La lealtad al Poder -“Por ejemplo, tú ¿por qué me eres leal?”, pregunta el rey en “la privanza de don Mendo” Rodríguez- y la sumisión a los imponderables del Ser se entretejen en un drama en que la omnipresencia del dinero -”él será el Rey”- y el valor de la violencia -”Solo rey es la Guerra”-, oros y espadas de la “Baraja del rey don Enrique”, son cartas en la manga de Beltrán Duguesclin, que será mano al fin. En Baraja del rey don Pedro, que respeta, al modo clásico, prácticamente las tres unidades, se hermanastran, como es proverbial en la obra de García Calvo, la reflexión filosófica con el saber popular -así, la réplica al tópico de “salud, dinero y amor”en”Que el vino nos haga olvidar/ las penas de amor/ y la guerra y el tiempo”- en un texto dramático quintaesenciado en sus intercaladas canciones de pensador.
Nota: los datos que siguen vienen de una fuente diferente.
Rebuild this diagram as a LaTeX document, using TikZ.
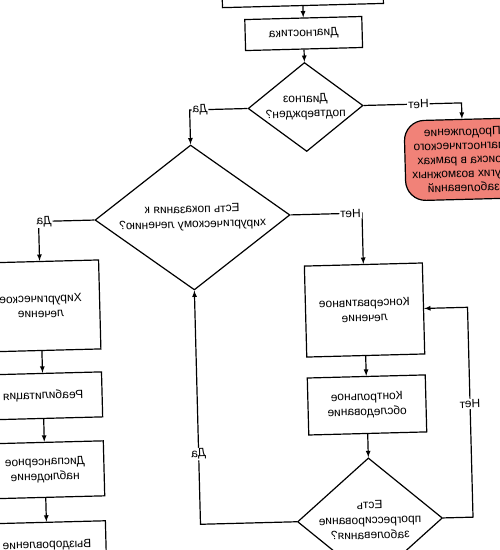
\documentclass[tikz,border=0pt]{standalone}
\usepackage{fontspec}
\setmainfont{Liberation Sans}
\usetikzlibrary{arrows,positioning,shapes.geometric}
\definecolor{salmon}{RGB}{241,130,120}

\begin{document}
\begin{tikzpicture}[x=1pt, y=-1pt, >=latex, line width=1.2pt,
		every node/.style={font=\fontsize{12}{15}\selectfont, align=center, xscale=-1},
		box/.style={draw, minimum width=118pt, inner sep=2pt},
		decision/.style={draw, diamond, inner sep=-12pt},
		lbl/.style={fill=white, inner sep=1pt}]
	\useasboundingbox (0,0) rectangle (500,550);
	\clip (0,0) rectangle (500,550);
	\begin{scope}[rotate around={1.5:(250,275)}, transform shape]
		\node (top) [box, minimum width=161pt, minimum height=30pt] at (310,-8) {};
		\node (diag) [box, minimum width=117pt, minimum height=31pt, below of=top, node distance=43pt] {Диагностика};
		\node (confirmed) [decision, minimum width=115pt, minimum height=89pt, below of=diag, node distance=73.5pt] {Диагноз\\подтвержден?};
		\node (search) [draw, fill=salmon, rounded corners=20pt, minimum width=116pt, minimum height=80pt, font=\fontsize{12}{14}\selectfont] at (466,165) {Продолжение\\диагностического\\поиска в рамках\\других возможных\\заболеваний};
		
		\node (surgical) [decision, minimum width=195pt, minimum height=145pt] at (194,216) {Есть показания к\\хирургическому лечению?};
		
		\node (oper) [box, minimum height=89pt] at (40,300.5) {Хирургическое\\лечение};
		\node (rehab) [box, minimum height=45pt, below of=oper, node distance=90pt] {Реабилитация};
		\node (dispensary) [box, minimum height=55pt, below of=rehab, node distance=74pt] {Диспансерное\\наблюдение};
		\node (recovery) [box, minimum height=46pt, below of=dispensary, node distance=75.5pt] {Выздоровление};
		
		\node (cons) [box, minimum height=91pt] at (363.6,313) {Консервативное\\лечение};
		\node (ctrl) [box, minimum height=57pt, below of=cons, node distance=95pt] {Контрольное\\обследование};
		\node (prog) [decision, minimum width=145pt, minimum height=124pt, below of=ctrl, node distance=115pt] {Есть\\прогрессирование\\заболевания?};
		
		% Arrows
		\draw[->] (top) -- (diag);
		\draw[->] (diag) -- (confirmed);
		\draw[->] (confirmed.west) -| node[lbl, pos=0.28] {Нет} (search.north);
		\draw[->] (confirmed.east) -| node[lbl, pos=0.41] {Да} (surgical.north);
		\draw[->] (surgical.west) -| node[lbl, pos=0.42] {Нет} (cons.north);
		\draw[->] (surgical.east) -| node[lbl, pos=0.45] {Да} (oper.north);
		\draw[->] (oper) -- (rehab);
		\draw[->] (rehab) -- (dispensary);
		\draw[->] (dispensary) -- (recovery);
		\draw[->] (cons) -- (ctrl);
		\draw[->] (ctrl) -- (prog);
		\draw[->] (prog.west) -- ++(30,0) |- node[lbl, pos=0.27] {Нет} (cons.west);
		\draw[->] (prog.east) -| node[lbl, pos=0.65] {Да} (surgical.south);
	\end{scope}
\end{tikzpicture}
\end{document}
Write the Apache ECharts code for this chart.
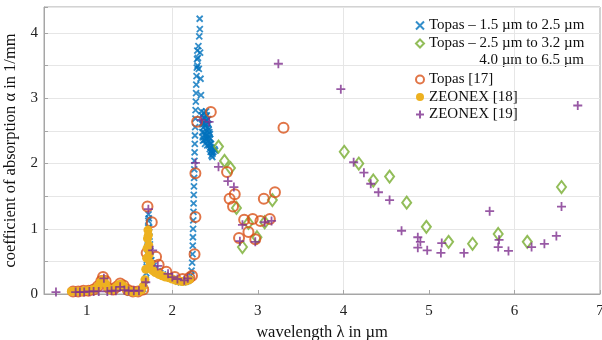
<!DOCTYPE html>
<html>
<head>
<meta charset="utf-8">
<script src="https://cdn.jsdelivr.net/npm/echarts@6/dist/echarts.min.js"></script>
<style>
  html, body { margin: 0; padding: 0; background: #fff; }
  #chart { width: 602px; height: 340px; }
</style>
</head>
<body>
<div id="chart"></div>
<script>
// [wavelength in µm, alpha in 1/mm]
const topasNir = [
  [1.50, 0.02], [1.53, 0.02], [1.56, 0.03], [1.59, 0.03], [1.62, 0.04], [1.64, 0.05], [1.66, 0.08],
  [1.68, 0.14], [1.69, 0.22], [1.695, 0.32], [1.70, 0.42], [1.703, 0.52], [1.706, 0.62], [1.709, 0.72],
  [1.712, 0.82], [1.715, 0.92], [1.718, 1.02], [1.72, 1.12], [1.722, 1.22], [1.726, 1.16], [1.73, 1.02],
  [1.734, 0.88], [1.738, 0.76], [1.742, 0.66], [1.748, 0.58], [1.755, 0.52], [1.765, 0.47], [1.78, 0.43],
  [1.80, 0.39], [1.83, 0.35], [1.86, 0.32], [1.89, 0.30], [1.92, 0.28], [1.95, 0.26], [1.98, 0.24],
  [2.01, 0.22], [2.04, 0.21], [2.07, 0.19], [2.10, 0.18], [2.13, 0.18], [2.16, 0.19], [2.18, 0.20],
  [2.20, 0.23], [2.215, 0.28], [2.225, 0.36], [2.232, 0.48], [2.236, 0.61], [2.239, 0.74], [2.241, 0.87],
  [2.243, 1.00], [2.245, 1.13], [2.247, 1.26], [2.249, 1.39], [2.251, 1.52], [2.253, 1.65], [2.255, 1.78],
  [2.257, 1.91], [2.259, 2.04], [2.261, 2.17], [2.263, 2.30], [2.265, 2.43], [2.267, 2.56], [2.27, 2.69],
  [2.272, 2.82], [2.275, 2.95], [2.278, 3.08], [2.28, 3.21], [2.283, 3.34], [2.286, 3.47], [2.289, 3.60],
  [2.292, 3.73], [2.295, 3.50], [2.30, 3.62], [2.305, 3.80], [2.31, 3.45], [2.315, 3.95], [2.32, 4.22],
  [2.322, 4.06], [2.325, 3.70], [2.33, 3.30], [2.335, 3.05], [2.34, 2.80], [2.345, 2.62], [2.35, 2.48],
  [2.355, 2.40], [2.36, 2.55], [2.365, 2.70], [2.37, 2.78], [2.375, 2.62], [2.38, 2.45], [2.385, 2.58],
  [2.39, 2.72], [2.395, 2.80], [2.40, 2.66], [2.405, 2.50], [2.41, 2.38], [2.415, 2.55], [2.42, 2.68],
  [2.425, 2.52], [2.43, 2.40], [2.435, 2.32], [2.44, 2.45], [2.445, 2.30], [2.45, 2.25], [2.455, 2.20],
  [2.46, 2.18], [2.47, 2.15], [2.48, 2.18], [2.49, 2.22], [2.50, 2.20],
  [2.345, 2.74], [2.352, 2.60], [2.358, 2.35], [2.363, 2.62], [2.368, 2.48], [2.373, 2.36], [2.378, 2.70],
  [2.383, 2.30], [2.388, 2.42], [2.393, 2.60], [2.398, 2.38], [2.403, 2.74], [2.408, 2.28], [2.413, 2.44],
  [2.418, 2.34], [2.423, 2.60], [2.428, 2.28], [2.433, 2.48], [2.438, 2.22], [2.443, 2.38], [2.448, 2.18],
  [2.453, 2.30], [2.458, 2.12], [2.463, 2.24], [2.468, 2.10]
];
const topasMir = [
  [2.54, 2.26], [2.61, 2.04], [2.68, 1.93], [2.75, 1.32], [2.89, 1.09], [2.82, 0.72], [2.99, 0.87],
  [3.08, 1.10], [3.17, 1.44], [4.01, 2.18], [4.18, 2.00], [4.35, 1.74], [4.54, 1.80], [4.74, 1.40],
  [4.97, 1.03], [5.23, 0.80], [5.51, 0.77], [5.81, 0.92], [6.15, 0.80], [6.55, 1.64]
];
const topasRef17 = [
  [0.84, 0.04], [0.90, 0.04], [0.96, 0.05], [1.02, 0.05], [1.08, 0.07], [1.13, 0.12], [1.17, 0.20],
  [1.19, 0.26], [1.22, 0.20], [1.26, 0.09], [1.31, 0.07], [1.35, 0.11], [1.39, 0.16], [1.43, 0.13],
  [1.48, 0.06], [1.54, 0.04], [1.60, 0.04], [1.66, 0.07], [1.71, 1.34], [1.76, 1.10], [1.70, 0.63],
  [1.81, 0.57], [1.84, 0.45], [1.93, 0.34], [2.03, 0.26], [2.12, 0.23], [2.20, 0.25], [2.23, 0.28],
  [2.26, 0.61], [2.27, 1.18], [2.27, 1.85], [2.29, 2.64], [2.45, 2.79], [2.64, 1.87], [2.67, 1.46],
  [2.73, 1.53], [2.71, 1.34], [2.84, 1.14], [2.94, 1.15], [3.03, 1.12], [3.14, 1.15], [2.89, 0.95],
  [2.78, 0.86], [2.97, 0.84], [3.07, 1.46], [3.20, 1.56], [3.30, 2.55]
];
const zeonexRef18 = [
  [0.82, 0.04], [0.86, 0.04], [0.90, 0.04], [0.94, 0.04], [0.98, 0.05], [1.02, 0.05], [1.06, 0.06],
  [1.10, 0.08], [1.13, 0.12], [1.16, 0.18], [1.19, 0.22], [1.22, 0.16], [1.25, 0.08], [1.28, 0.06],
  [1.31, 0.07], [1.34, 0.10], [1.37, 0.14], [1.40, 0.15], [1.43, 0.12], [1.46, 0.07], [1.49, 0.05],
  [1.52, 0.04], [1.55, 0.03], [1.58, 0.03], [1.61, 0.04], [1.64, 0.06], [1.66, 0.12], [1.68, 0.22],
  [1.69, 0.38], [1.70, 0.55], [1.705, 0.70], [1.71, 0.85], [1.715, 0.98], [1.72, 0.90], [1.725, 0.75],
  [1.73, 0.60], [1.74, 0.48], [1.75, 0.40], [1.77, 0.36], [1.80, 0.33], [1.84, 0.30], [1.88, 0.28],
  [1.92, 0.26], [1.96, 0.25], [2.00, 0.23], [2.04, 0.21], [2.08, 0.20], [2.12, 0.19], [2.16, 0.20],
  [2.20, 0.22]
];
const zeonexRef19 = [
  [0.64, 0.03], [0.87, 0.03], [0.92, 0.03], [0.97, 0.03], [1.03, 0.04], [1.08, 0.04], [1.14, 0.04],
  [1.20, 0.24], [1.24, 0.04], [1.29, 0.05], [1.34, 0.05], [1.39, 0.11], [1.44, 0.06], [1.49, 0.05],
  [1.55, 0.05], [1.61, 0.05], [1.69, 0.18], [1.72, 1.30], [1.77, 0.67], [1.83, 0.43], [1.95, 0.31],
  [2.00, 0.26], [2.06, 0.23], [2.14, 0.21], [2.18, 0.24], [2.27, 2.01], [2.34, 2.67], [2.43, 2.64],
  [2.54, 1.95], [2.65, 1.73], [2.72, 1.64], [2.82, 1.06], [2.79, 0.81], [2.97, 0.80], [3.08, 1.10],
  [3.16, 1.12], [3.24, 3.53], [3.97, 3.14], [4.12, 2.02], [4.24, 1.86], [4.32, 1.69], [4.41, 1.56],
  [4.54, 1.44], [4.68, 0.97], [4.87, 0.87], [4.90, 0.80], [4.87, 0.71], [4.98, 0.67], [5.14, 0.63],
  [5.15, 0.78], [5.41, 0.63], [5.71, 1.27], [5.82, 0.83], [5.81, 0.72], [5.93, 0.66], [6.20, 0.72],
  [6.35, 0.77], [6.49, 0.89], [6.55, 1.34], [6.74, 2.89]
];

const seriesNames = [
  "Topas – 1.5 µm to 2.5 µm",
  "Topas – 2.5 µm to 3.2 µm",
  "Topas [17]",
  "ZEONEX [18]",
  "ZEONEX [19]"
];
const secondRangeLabel = "4.0 µm to 6.5 µm";
const xTicks = [1, 2, 3, 4, 5, 6, 7];
const yTicks = [0, 1, 2, 3, 4];

const FONT = "Liberation Serif, Times New Roman, serif";
const crossX = "path://M0,0L10,10M10,0L0,10";
const crossPlus = "path://M5,0L5,10M0,5L10,5";
const none = "rgba(0,0,0,0)";

let chart = echarts.init(document.getElementById("chart"));

let option = {
  animation: false,
  grid: {
    left: 44,
    right: 2,
    top: 7,
    bottom: 46,
    outerBoundsMode: "none",
    show: true,
    borderColor: "#a6a6a6",
    borderWidth: 1,
  },
  legend: [
    {
      data: seriesNames.slice(0, 2),
      orient: "vertical",
      left: 410,
      top: 13,
      itemWidth: 8,
      itemHeight: 8,
      itemGap: 3,
      textStyle: { fontFamily: FONT, fontSize: 15, color: "#111" },
    },
    {
      data: seriesNames.slice(2),
      orient: "vertical",
      left: 410,
      top: 67,
      itemWidth: 8,
      itemHeight: 8,
      itemGap: 2.5,
      textStyle: { fontFamily: FONT, fontSize: 15, color: "#111" },
    },
  ],
  graphic: [
    {
      type: "text",
      right: 18,
      top: 53,
      style: { text: secondRangeLabel, font: "15px " + FONT, fill: "#111" },
    },
  ],
  xAxis: {
    type: "value",
    min: 0.5,
    max: 7,
    interval: 0.5,
    name: "wavelength λ in µm",
    nameLocation: "middle",
    nameGap: 21,
    nameTextStyle: { fontFamily: FONT, fontSize: 16.5, color: "#111" },
    axisLine: { onZero: false, lineStyle: { color: "#a6a6a6" } },
    axisTick: { inside: true, length: 4, customValues: xTicks, lineStyle: { color: "#a6a6a6" } },
    axisLabel: {
      customValues: xTicks,
      margin: 10,
      fontFamily: FONT,
      fontSize: 15,
      color: "#222",
    },
    splitLine: { show: true, lineStyle: { color: [none, "#e6e6e6"], width: 1 } },
  },
  yAxis: {
    type: "value",
    min: 0,
    max: 4.4,
    interval: 0.5,
    name: "coefficient of absorption α in 1/mm",
    nameLocation: "middle",
    nameGap: 21,
    nameTextStyle: { fontFamily: FONT, fontSize: 16.5, color: "#111" },
    axisLine: { show: true, lineStyle: { color: "#a6a6a6" } },
    axisTick: { show: true, inside: true, length: 4, lineStyle: { color: "#a6a6a6" } },
    axisLabel: {
      customValues: yTicks,
      margin: 6,
      fontFamily: FONT,
      fontSize: 15,
      color: "#222",
    },
    splitLine: { show: true, lineStyle: { color: "#e6e6e6", width: 1 } },
  },
  series: [
    {
      name: seriesNames[0],
      type: "scatter",
      data: topasNir,
      symbol: crossX,
      symbolSize: 6,
      itemStyle: { color: none, borderColor: "#0072BD", borderWidth: 1.8 },
    },
    {
      name: seriesNames[1],
      type: "scatter",
      data: topasMir,
      symbol: "diamond",
      symbolSize: [9, 12],
      itemStyle: { color: none, borderColor: "#77AC30", borderWidth: 2 },
    },
    {
      name: seriesNames[2],
      type: "scatter",
      data: topasRef17,
      symbol: "circle",
      symbolSize: 10,
      itemStyle: { color: none, borderColor: "#D95319", borderWidth: 2 },
    },
    {
      name: seriesNames[3],
      type: "scatter",
      data: zeonexRef18,
      symbol: "circle",
      symbolSize: 9,
      itemStyle: { color: "#EDB120", opacity: 1 },
    },
    {
      name: seriesNames[4],
      type: "scatter",
      data: zeonexRef19,
      symbol: crossPlus,
      symbolSize: 9,
      itemStyle: { color: none, borderColor: "#7E2F8E", borderWidth: 1.8 },
    },
  ],
};
chart.setOption(option);
</script>
</body>
</html>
El lector poco avisado podría creer que este drama -ya estrenado- sobre los palos de la baraja -que ha de ser leído, no obstante, a palo seco- viene a llenar el hueco del casi inexistente teatro medieval castellano, a la vista de la ranciedumbre y el tono arcaizante de un lenguaje rítmico escandido en series de versos de arte mayor, si no fuera porque tras el desenlace, en el que don Pedro se lo juega todo a una carta -”El naipe bien mezclado está: que el azar nos dé trïunfo”-, cuando la suerte está echada y pierde, como las cartas, boca arriba, el bastardo proclama un “nuevo arte de hacer comedias realistas en este tiempo”-”Nós no pensamos que el derecho de la sangre/ nos haga reyes”-, salpicado de presuntos guiños de actualidad de doble sentido -”repartir perdones al errado que retorna/ a derecha vía, al benemérito mercedes”-,”rey de una hora” llamado también a la Danza General de la Muerte: “Venid hacia mí, que yo soy monarca/ que a vos prenderá, y aun a otro más alto”.
“Auto de un rey a palos”, pues, sólo apto para devotos e incondicionales del Autor.